Os filhos do Brasil e o FDP
É difícil acreditar que afirmações insidiosas ganhem tanto destaque nas páginas de um dos maiores diários do país e tudo fique como sempre esteve. Troca de acusações, exageros verbais e fofocas são ingredientes naturais da política em qualquer parte do mundo – menos nas ditaduras, onde as piadas sobre os governantes não costumam terminar em sorrisos. Nas democracias, jovens ou velhas, a liberdade de expressão é um valor inerente ao indivíduo e à sociedade. Inclusive, se paga caro quando, em nome dela, se cometem injustiças. Mas, o que fazer quando, por motivos inconfessáveis, alguém se dispõe, do nada, a usar uma aparente proximidade com certos personagens para lhes assacar ilações comprometedoras da honra, sejam elas autoridades ou não?
Este é o caso de Cesar Benjamin, colunista da Folha, em primeiro lugar, e, em segundo, ex-fundador do PT. Esta ordem é importante porque nossa vida é a soma de experiências passadas aplicadas no presente. É assim que vislumbramos ou sonhamos com o futuro. Ao receber, generosamente, uma página inteira do primeiro caderno para suspeitar da conduta moral do presidente da República, Benjamin faz um jogo deselegante e que, de tão pífio, o ridiculariza. Como a afirmação que faz não passa de uma tolice ainda juvenil que não resiste à menor checagem com os personagens envolvidos no episódio (os companheiros detidos à época e os acompanhantes do almoço), o papel a que ele se presta revela bem a natureza de seu caráter perturbado (não é fácil ser preso aos 17 anos e ficar confinado por outros sete). Mas, além disso, expõe claramente qual é o nível de jornalismo ao qual estamos submetidos no Brasil. Um jornalismo aliado das fofocas pequenas em nome de uma moralidade sabidamente impossível, cujo objetivo é a desconstrução da política como ferramenta de realização nacional.

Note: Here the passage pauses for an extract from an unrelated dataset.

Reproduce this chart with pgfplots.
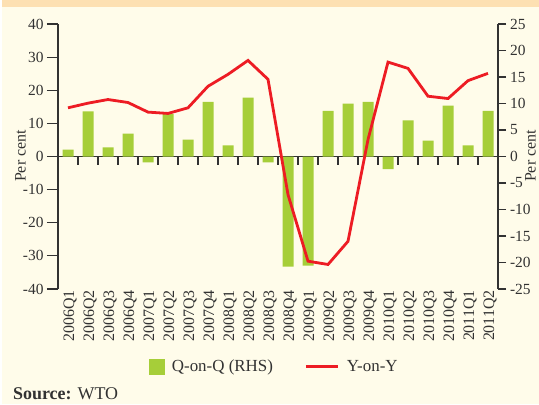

A operação está clara. O jornal não pode assumir a acusação e “terceiriza” sua responsabilidade. O que vier depois disso é lucro porque, se alguém tiver que ir à Justiça para responder pelo que escreveu, este alguém será o articulista, e não o veículo. Enquanto isso, a “versão pega e se expande”. É muito óbvio o mecanismo. E com a extinção da Lei de Imprensa, tão festejada pelos donos da mídia, não é difícil imaginar por quanto tempo e qual resultado se alcançará em uma ação por danos morais em função desse tipo de artigo.
Desde que boa parte da imprensa comercial decidiu voltar um século atrás em sua maneira de fazer jornalismo e se transformar em partido político, a sociedade brasileira fica, a cada edição, mais pobre de informação. A liberdade de expressão deixa de ser um valor para cada um e para todos para ser usada em uma cruzada moralista que busca atingir apenas aos adversários. Não fosse assim e o filho ilegítimo de FHC não teria sido ocultado e negado por 18 anos.
É a velha máxima: aos amigos, o acolhimento; aos inimigos, a lei. Mas, de qual lei falamos? Exatamente da lei da dissimulação que tudo permite em nome da liberdade. Este cinismo moderno sufoca o verdadeiro debate porque impõe uma agenda que não combina com as aspirações individuais e coletivas por uma democracia que seja respeitada, ampliada e consolidada.
O que faz Cesar Benjamin com seu artigo senão tentar chamar os holofotes para si em nome da liberdade que tem, como colunista do jornal, e assim escrever o que bem entende? Esta técnica não é nova e, atualmente, temos vários exemplos semelhantes em outros jornais e revistas. O que espanta é a naturalidade com que é feita a afirmação de que o presidente Lula teria tentado molestar sexualmente um “menino do MEP” em seu período de cárcere, entre 19 de abril e 20 de maio de 1980.
À incredulidade de imaginar que alguém possa escrever isso impunemente se soma a dúvida do que efetivamente pode estar por trás dessa informação. “Mania de perseguição”, dirão alguns. “Lá vem a tese da conspiração”, dirão outros. Pode ser. Mas, quando se vive com um jornalismo de esgoto, tudo é possível. Sinceramente, Benjamin por Benjamin, prefiro o Walter. Este, que assina o artigo em espaço generoso na Folha, é apenas subproduto de um rancor mal analisado por ele mesmo. A única coisa que ele acerta é a diferença entre quem são os filhos do Brasil e quem é o filho da puta.
Marco Piva, jornalista, assessorou o presidente Lula e o PT, mas nem por isso se sente à vontade para usar dessa condição com o objetivo de dar ares de veracidade a eventuais bobagens que venha a escrever sobre ambos.